L’AVIS DU « MONDE » – À NE PAS MANQUER
Des documentaires, il en existe de toutes sortes : enquête, carnet de voyage, home movie, cinéma direct, montage d’archives, etc. Mais sur le mélodrame ? Est-il permis au genre de jouer sur l’émotion sans rompre son pacte avec le réel ? C’est bien à une tâche acrobatique de cet ordre que s’est attelé Sébastien Lifshitz (Wild Side, 2004 ; Les Invisibles, 2012) avec Madame Hofmann, portrait de Sylvie Hofmann, infirmière cadre de l’hôpital Nord de Marseille qui a quarante ans de métier. A quelque temps de la retraite, celle-ci doit encore traverser la tourmente de la pandémie de Covid-19 et l’hypertension que cette dernière fait subir aux services de santé. Lifschitz l’a suivie sur le temps long, au fil des saisons.
Le film s’ouvre au plus fort de la crise sanitaire, pendant le premier confinement, au printemps 2020, sur ces vues, qui ont tant marqué les esprits, d’artères et de carrefours urbains désertés. Le coup de feu sur l’hôpital a laissé des traces sur Sylvie, qu’on découvre consultant pour une perte d’audition survenue à l’issue d’un AVC, façon, dit-elle plaisamment, de « fermer les écoutilles » après un pic de stress. Peu après, la voilà de retour au front, dans son service d’oncologie en surchauffe, coupe courte blonde arborée fièrement, masque réglementaire sur le visage, accent provençal parsemé de « peuchère », le regard ferme. Aux urgences du soin s’ajoutent le casse-tête des emplois du temps, les pénuries de matériel, les protocoles aberrants ayant fleuri dans la panique du Covid-19… La fatigue s’accumule. Et l’hôpital prend bientôt des airs d’ogre jaloux, qui envahit tout, déborde sur la vie privée et dévore jusqu’au temps de sommeil.
Imaginaire romanesque
Sébastien Lifschitz, qui a beaucoup travaillé sur des questions de transidentité (Bambi en 2013, Petite fille en 2020), revient à une veine plus locale de son cinéma, comme avec Adolescentes (2019), qui suivait deux amies lycéennes brivistes au-delà de l’année du bac. Ici ou là, le documentaire atteste d’une réalité, mais caresse aussi un imaginaire romanesque. Plusieurs traits de Madame Hofmann pointent ainsi vers le registre dramatique : recours au cadre panoramique, qui déploie le champ de vision, photographie dense, musique lyrique ouvrant les vannes de l’émotion. Jusqu’au montage pointilliste, qui donne au temps une dimension existentielle, accompagnant le personnage dans son devenir, c’est-à-dire à la retraite.
Sur Mme Hofmann, qu’il filme dans son quotidien – au travail, dans l’intimité – et parfois dans le cadre plus feutré d’un entretien face caméra, Lifschitz pose un regard conquis, enamouré.
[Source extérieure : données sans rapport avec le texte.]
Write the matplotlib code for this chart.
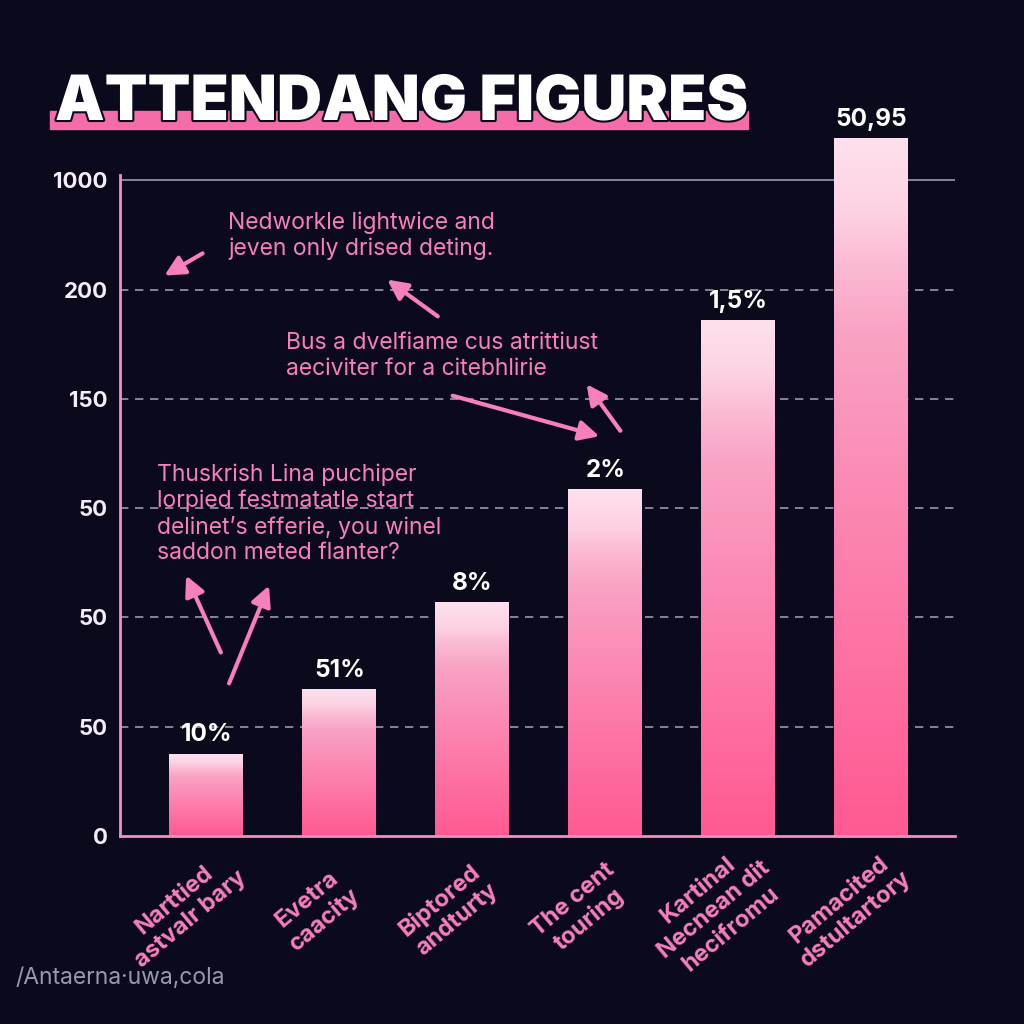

Le risque encouru était net : élever le personnage au rang d’icône, l’auréoler d’exemplarité. Certes, il n’est pas anodin que la situation de l’hôpital public soit ici ramenée aux seules dimensions d’un personnage sacrificiel, comme si la seule réponse à la crise de l’institution consistait en un dévouement sans bornes, une résolution à ne pas compter ses heures. Cependant, Lifschitz regarde son personnage à un autre niveau. Il reconnaît en elle l’envergure d’une héroïne tragique, dont la grande affaire serait le don des larmes.